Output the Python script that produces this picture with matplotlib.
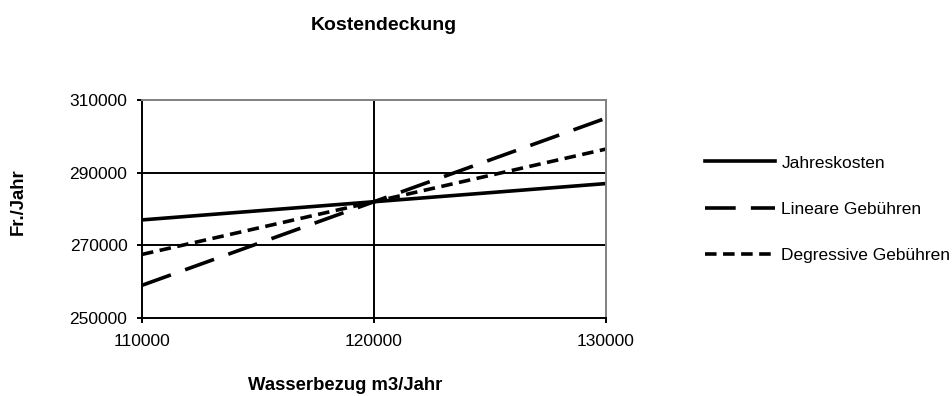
import matplotlib
matplotlib.use("Agg")
import matplotlib.pyplot as plt

plt.rcParams['font.family'] = ['Liberation Sans', 'DejaVu Sans']

# Daten
wasserbezug = [110000, 120000, 130000]
jahreskosten = [277000, 282000, 287000]
lineare = [259000, 282000, 305000]
degressive = [267500, 282000, 296500]
labels = ['Jahreskosten', 'Lineare Gebühren', 'Degressive Gebühren']

fig = plt.figure(figsize=(9.52, 3.96), dpi=100)
ax = fig.add_axes([142/952, 1-318/396, (606-142)/952, (318-100)/396])

lw = 2.6
ax.plot(wasserbezug, jahreskosten, color='black', lw=lw, label=labels[0])
ax.plot(wasserbezug, lineare, color='black', lw=lw, dashes=(8.5, 4.2), label=labels[1])
ax.plot(wasserbezug, degressive, color='black', lw=lw, dashes=(3.2, 1.8), label=labels[2])

ax.set_xlim(110000, 130000)
ax.set_ylim(250000, 310000)
ax.set_xticks([110000, 120000, 130000])
ax.set_yticks([250000, 270000, 290000, 310000])

# Gitter
for v in [270000, 290000]:
    ax.axhline(v, color='black', lw=1.4, zorder=1)
ax.axvline(120000, color='black', lw=1.4, zorder=1)

for s in ['left', 'bottom']:
    ax.spines[s].set_color('black')
    ax.spines[s].set_linewidth(1.4)
for s in ['top', 'right']:
    ax.spines[s].set_color('#808080')
    ax.spines[s].set_linewidth(1.4)

ax.tick_params(axis='both', direction='out', length=3.5, width=1.4, color='black',
               labelsize=12.5)
ax.tick_params(axis='y', pad=7)
ax.tick_params(axis='x', pad=8)

fig.text(384/952, 1-25/396, 'Kostendeckung', ha='center', va='center',
         fontsize=14, fontweight='bold')
fig.text(18/952, 1-202/396, 'Fr./Jahr', ha='center', va='center', rotation=90,
         fontsize=13.3, fontweight='bold')
fig.text(345/952, 1-386/396, 'Wasserbezug m3/Jahr', ha='center', va='center',
         fontsize=13.3, fontweight='bold')

leg = ax.legend(loc='center left', bbox_to_anchor=(705/952, 1-209/396),
                bbox_transform=fig.transFigure, frameon=False, fontsize=12.5,
                handlelength=4.05, handletextpad=0.35, labelspacing=1.78,
                borderpad=0, borderaxespad=0)

fig.savefig('out.png', dpi=100)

**Task statement**
Starting with the first line of the data above and ending with the line containing "labels = ['Jahreskosten', 'Lineare", please restate every line exactly, leaving images out.

**Response to the exercise**
Output the Python script that produces this picture with matplotlib.
import matplotlib
matplotlib.use("Agg")
import matplotlib.pyplot as plt

plt.rcParams['font.family'] = ['Liberation Sans', 'DejaVu Sans']

# Daten
wasserbezug = [110000, 120000, 130000]
jahreskosten = [277000, 282000, 287000]
lineare = [259000, 282000, 305000]
degressive = [267500, 282000, 296500]
labels = ['Jahreskosten', 'Lineare Gebühren', 'Degressive Gebühren']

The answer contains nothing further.